Copy out all the lines where "diagram" shows up.

PROVIDED INFORMATION:
──────

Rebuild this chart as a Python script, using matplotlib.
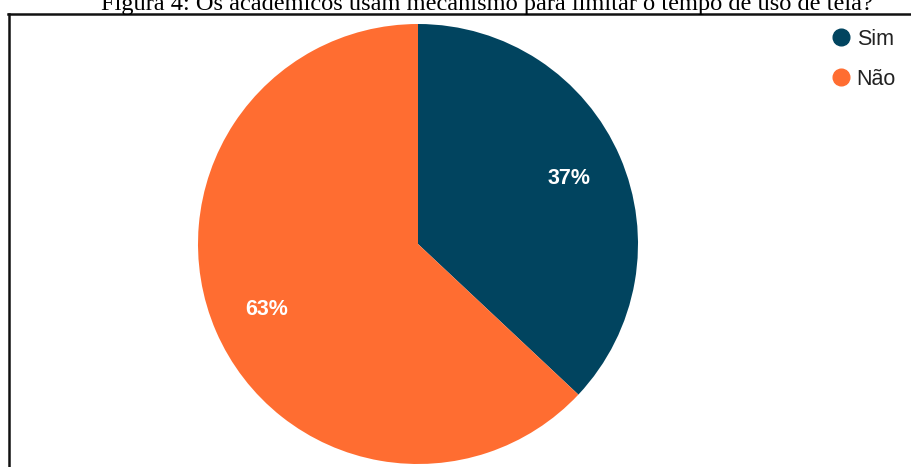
import matplotlib
matplotlib.use("Agg")
import matplotlib.pyplot as plt
from matplotlib.lines import Line2D

title = "Figura 4: Os acadêmicos usam mecanismo para limitar o tempo de uso de tela?"
categories = ["Sim", "Não"]
values = [37, 63]
colors = ["#01445F", "#FF6D31"]

W, H = 912, 467
fig = plt.figure(figsize=(W / 100, H / 100), dpi=100)

cx, cy, r = 418, 244, 220
ax = fig.add_axes([(cx - r) / W, (H - cy - r) / H, 2 * r / W, 2 * r / H])
wedges, texts, autotexts = ax.pie(
    values, colors=colors, startangle=90, counterclock=False,
    autopct=lambda p: f"{p:.0f}%", pctdistance=0.75, radius=1,
    wedgeprops=dict(linewidth=0),
    textprops=dict(color="white", fontsize=15.5, fontweight="bold", family="Liberation Sans"),
)
ax.set_xlim(-1, 1)
ax.set_ylim(-1, 1)
ax.set_aspect("equal")
ax.axis("off")

handles = [Line2D([], [], marker="o", linestyle="none", markersize=12,
                  markerfacecolor=c, markeredgecolor=c) for c in colors]
fig.legend(handles, categories, loc="upper left", bbox_to_anchor=(819 / W, 1 - 18 / H),
           frameon=False, prop=dict(family="Liberation Sans", size=15.5),
           handletextpad=0.25, labelspacing=0.88, handlelength=1.0, borderpad=0,
           labelcolor="#222222")

fig.text(487 / W, 1 - 10 / H, title, ha="center", va="baseline",
         fontsize=17.6, family="Liberation Serif", color="black")

fig.add_artist(Line2D([8 / W, 1], [1 - 13.5 / H, 1 - 13.5 / H], color="#111111", linewidth=1.8,
                      transform=fig.transFigure))
fig.add_artist(Line2D([9 / W, 9 / W], [1 - 13.5 / H, 0], color="#111111", linewidth=1.8,
                      transform=fig.transFigure))

fig.savefig("out.png", dpi=100)
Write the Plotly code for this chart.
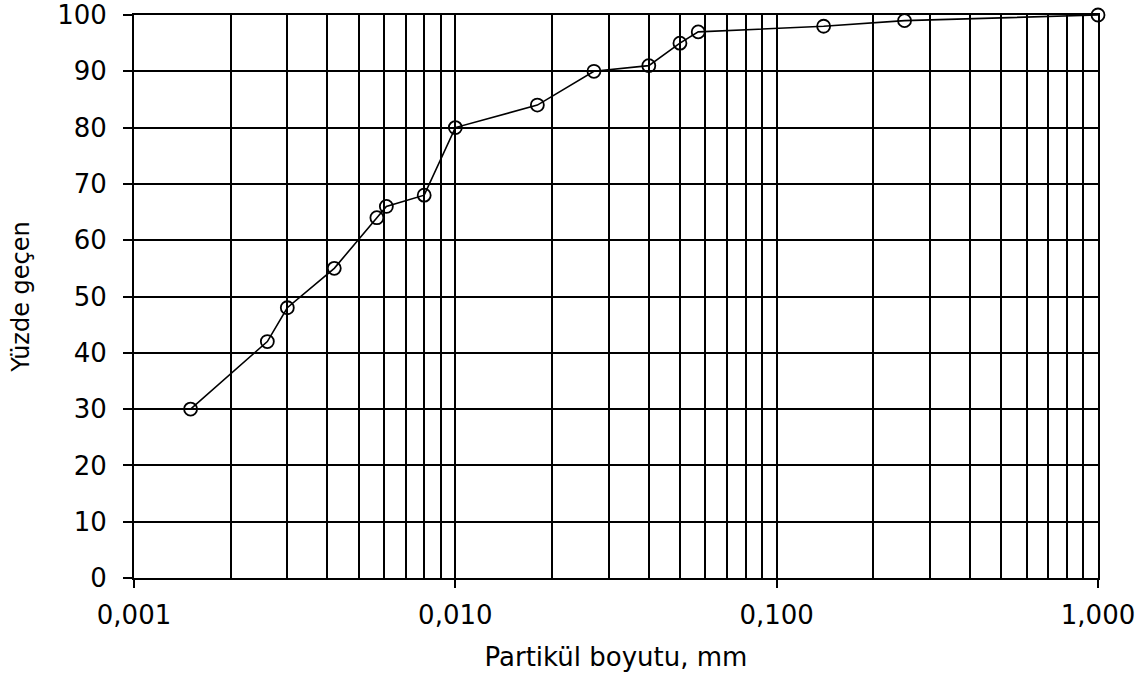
import plotly.graph_objects as go

# Grain-size distribution (hydrometer + sieve), percent passing vs. particle size
particle_size_mm = [0.0015, 0.0026, 0.0030, 0.0042, 0.0057, 0.0061, 0.0080, 0.010,
                    0.018, 0.027, 0.040, 0.050, 0.057, 0.140, 0.250, 1.000]
percent_passing = [30, 42, 48, 55, 64, 66, 68, 80, 84, 90, 91, 95, 97, 98, 99, 100]

x_tick_values = [0.001, 0.01, 0.1, 1.0]
x_tick_labels = ["0,001", "0,010", "0,100", "1,000"]
y_tick_values = [0, 10, 20, 30, 40, 50, 60, 70, 80, 90, 100]
y_tick_labels = [str(v) for v in y_tick_values]

FONT = "DejaVu Sans"

fig = go.Figure()
fig.add_trace(go.Scatter(
    x=particle_size_mm,
    y=percent_passing,
    mode="lines+markers",
    line=dict(color="black", width=1.6),
    marker=dict(symbol="circle-open", size=13, color="black",
                line=dict(color="black", width=1.8)),
    showlegend=False,
    cliponaxis=False,
))

fig.update_layout(
    width=1148, height=677,
    margin=dict(l=134, r=50, t=15, b=99, autoexpand=False),
    paper_bgcolor="white",
    plot_bgcolor="white",
    font=dict(family=FONT, color="black", size=26),
)

fig.update_xaxes(
    type="log",
    range=[-3, 0],
    automargin=False,
    tickvals=x_tick_values,
    ticktext=x_tick_labels,
    ticks="outside", ticklen=8, tickwidth=2, tickcolor="black",
    ticklabelstandoff=5,
    tickfont=dict(family=FONT, size=26, color="black"),
    showgrid=True, gridcolor="black", gridwidth=2,
    minor=dict(dtick="D1", showgrid=True, gridcolor="black", gridwidth=2, ticks=""),
    showline=True, linecolor="black", linewidth=2, mirror=True,
    zeroline=False,
    title=dict(text="Partikül boyutu, mm", font=dict(family=FONT, size=26, color="black"),
               standoff=19),
)

fig.update_yaxes(
    range=[0, 100],
    automargin=False,
    tickvals=y_tick_values,
    ticktext=y_tick_labels,
    ticks="outside", ticklen=9, tickwidth=2, tickcolor="black",
    ticklabelstandoff=11,
    tickfont=dict(family=FONT, size=26, color="black"),
    showgrid=True, gridcolor="black", gridwidth=2,
    showline=True, linecolor="black", linewidth=2, mirror=True,
    zeroline=False,
    title=dict(text="Yüzde geçen", font=dict(family=FONT, size=24, color="black"),
               standoff=21),
)

fig.write_html("out.html")
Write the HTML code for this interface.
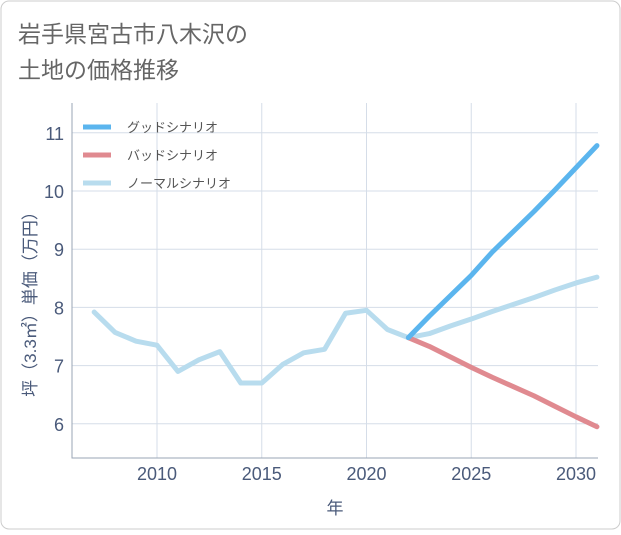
<!DOCTYPE html>
<html><head><meta charset="utf-8"><style>
body{margin:0;background:#fff;}
#c{position:relative;width:621px;height:530px;font-family:"Liberation Sans","Noto Sans CJK JP",sans-serif;}
</style></head><body>
<div id="c">
<svg width="621" height="530">
<rect x="1" y="1" width="619" height="528" rx="8" fill="#fff" stroke="#ccc"/>
<text x="18" y="42" font-size="23" fill="#666">岩手県宮古市八木沢の</text>
<text x="18" y="78" font-size="23" fill="#666">土地の価格推移</text>
<g id="grid"></g>
<g id="axes"></g>
<g id="series"></g>
<g id="legend"></g>
<text x="335" y="514" font-size="17" fill="#4a5a7a" text-anchor="middle">年</text>
<text transform="translate(36,300) rotate(-90)" font-size="17" fill="#4a5a7a" text-anchor="middle">坪（3.3㎡）単価（万円）</text>
</svg></div>
<script>
const years=[2007,2008,2009,2010,2011,2012,2013,2014,2015,2016,2017,2018,2019,2020,2021,2022,2023,2024,2025,2026,2027,2028,2029,2030,2031];
const normal=[7.92,7.57,7.42,7.35,6.9,7.1,7.24,6.7,6.7,7.02,7.22,7.28,7.9,7.95,7.62,7.48,7.55,7.68,7.8,7.93,8.05,8.17,8.3,8.42,8.52];
const fyears=[2022,2023,2024,2025,2026,2027,2028,2029,2030,2031];
const good=[7.48,7.85,8.2,8.55,8.95,9.3,9.65,10.02,10.4,10.78];
const bad=[7.48,7.33,7.15,6.97,6.8,6.64,6.48,6.3,6.12,5.95];
const xticks=[2010,2015,2020,2025,2030];
const yticks=[6,7,8,9,10,11];
const L=72,R=598,T=103,B=458;
const x=v=>157+(v-2010)*20.95;
const y=v=>191-(v-10)*58.2;
const ns="http://www.w3.org/2000/svg";
function mk(t,a,p){const e=document.createElementNS(ns,t);for(const k in a)e.setAttribute(k,a[k]);p.appendChild(e);return e;}
const grid=document.getElementById('grid'),axes=document.getElementById('axes'),ser=document.getElementById('series'),leg=document.getElementById('legend');
xticks.forEach(t=>{const l=mk('line',{x1:x(t),x2:x(t),y1:T,y2:B,stroke:'#d5dde8'},grid);

const tx=mk('text',{x:x(t),y:B+22,'font-size':18,fill:'#4a5a7a','text-anchor':'middle'},axes);tx.textContent=t;
});
yticks.forEach(t=>{const l=mk('line',{x1:L,x2:R,y1:y(t),y2:y(t),stroke:'#d5dde8'},grid);

const tx=mk('text',{x:L-8,y:y(t)+7,'font-size':18,fill:'#4a5a7a','text-anchor':'end'},axes);tx.textContent=t;
});
const fr=mk('path',{d:`M${L},${T}V${B}H${R}`,stroke:'#9aa5b5',fill:'none'},axes);

function line(xs,vs,c,n){const p=mk('polyline',{points:xs.map((v,i)=>x(v)+','+y(vs[i])).join(' '),fill:'none',stroke:c,'stroke-width':5,'stroke-linejoin':'round','stroke-linecap':'round'},ser);
}
line(years,normal,'#b8dcee','normal-line');
line(fyears,bad,'#e08a90','bad-line');
line(fyears,good,'#5bb5ee','good-line');
[['グッドシナリオ','#5bb5ee'],['バッドシナリオ','#e08a90'],['ノーマルシナリオ','#b8dcee']].forEach((d,i)=>{
const yy=127+i*28;
const l=mk('line',{x1:83,x2:111,y1:yy,y2:yy,stroke:d[1],'stroke-width':5},leg);

const t=mk('text',{x:127,y:yy+5,'font-size':13,fill:'#555'},leg);t.textContent=d[0];
});
</script></body></html>
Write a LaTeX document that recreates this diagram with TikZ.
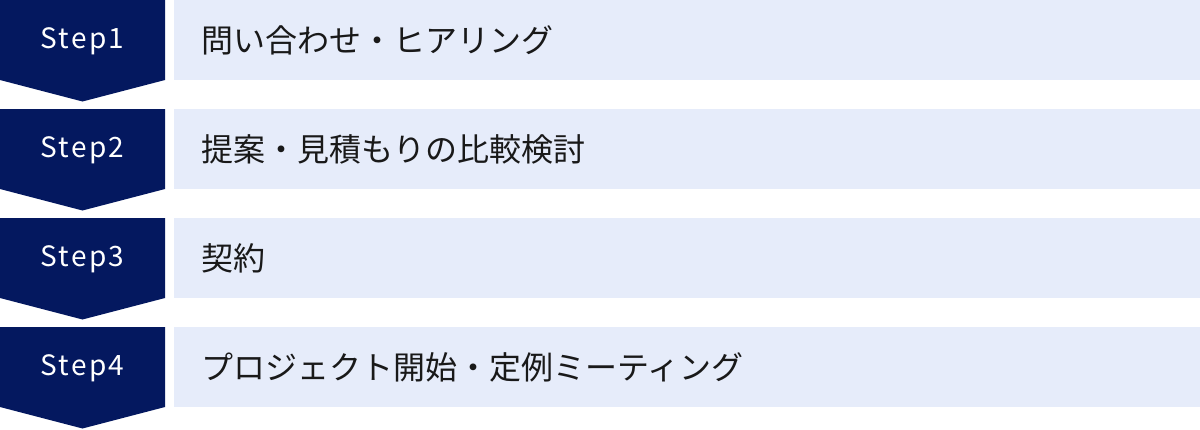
\documentclass[tikz,border=0pt]{standalone}
\usepackage{fontspec}
\setmainfont{Noto Sans CJK JP}
\newfontfamily\jpfont{Noto Sans CJK JP}
\newfontfamily\stepfont[LetterSpace=8]{Noto Sans CJK JP}
\definecolor{stepnavy}{RGB}{4,24,95}
\definecolor{barblue}{RGB}{230,236,250}
\tikzset{every picture/.style={line width=0.75pt}}
\tikzset{
  steplabel/.style={anchor=center,inner sep=0.75pt,text=white,font=\stepfont\fontsize{21}{25}\selectfont},
  barlabel/.style={anchor=west,inner sep=0.75pt,text=black!90,font=\jpfont\fontsize{24}{28}\selectfont},
  stepshape/.style={fill=stepnavy,draw=none},
  barshape/.style={fill=barblue,draw=none}
}
\begin{document}
\begin{tikzpicture}[x=0.75pt,y=0.75pt,yscale=-1,xscale=1]
\useasboundingbox (0,0) rectangle (1200,429); %set diagram size 1200 x 429

%Shape: Chevron [id:step1]
\draw [stepshape] (0,0) -- (165,0) -- (165,80) -- (82.5,101.5) -- (0,80) -- cycle ;
%Shape: Rectangle [id:bar1]
\draw [barshape] (174,0) rectangle (1200,80) ;
%Shape: Chevron [id:step2]
\draw [stepshape] (0,109) -- (165,109) -- (165,189) -- (82.5,210.5) -- (0,189) -- cycle ;
%Shape: Rectangle [id:bar2]
\draw [barshape] (174,109) rectangle (1200,189) ;
%Shape: Chevron [id:step3]
\draw [stepshape] (0,218) -- (165,218) -- (165,298) -- (82.5,319.5) -- (0,298) -- cycle ;
%Shape: Rectangle [id:bar3]
\draw [barshape] (174,218) rectangle (1200,298) ;
%Shape: Chevron [id:step4]
\draw [stepshape] (0,327) -- (165,327) -- (165,407) -- (82.5,428.5) -- (0,407) -- cycle ;
%Shape: Rectangle [id:bar4]
\draw [barshape] (174,327) rectangle (1200,407) ;

% Text Node
\draw (82.5,41) node [steplabel] (s1) {Step1};
% Text Node
\draw (82.5,150) node [steplabel] (s2) {Step2};
% Text Node
\draw (82.5,259) node [steplabel] (s3) {Step3};
% Text Node
\draw (82.5,368) node [steplabel] (s4) {Step4};
% Text Node
\draw (200,40) node [barlabel] (t1) {問い合わせ・ヒアリング};
% Text Node
\draw (200,149) node [barlabel] (t2) {提案・見積もりの比較検討};
% Text Node
\draw (200,258) node [barlabel] (t3) {契約};
% Text Node
\draw (200,367) node [barlabel] (t4) {プロジェクト開始・定例ミーティング};

\end{tikzpicture}
\end{document}
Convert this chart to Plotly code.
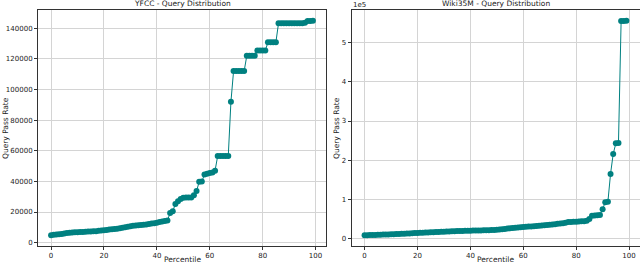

──────

COMPLETE OUTPUT:
Write a LaTeX document that recreates this diagram with TikZ.
\useasboundingbox (0,0) rectangle (1200,429); %set diagram size 1200 x 429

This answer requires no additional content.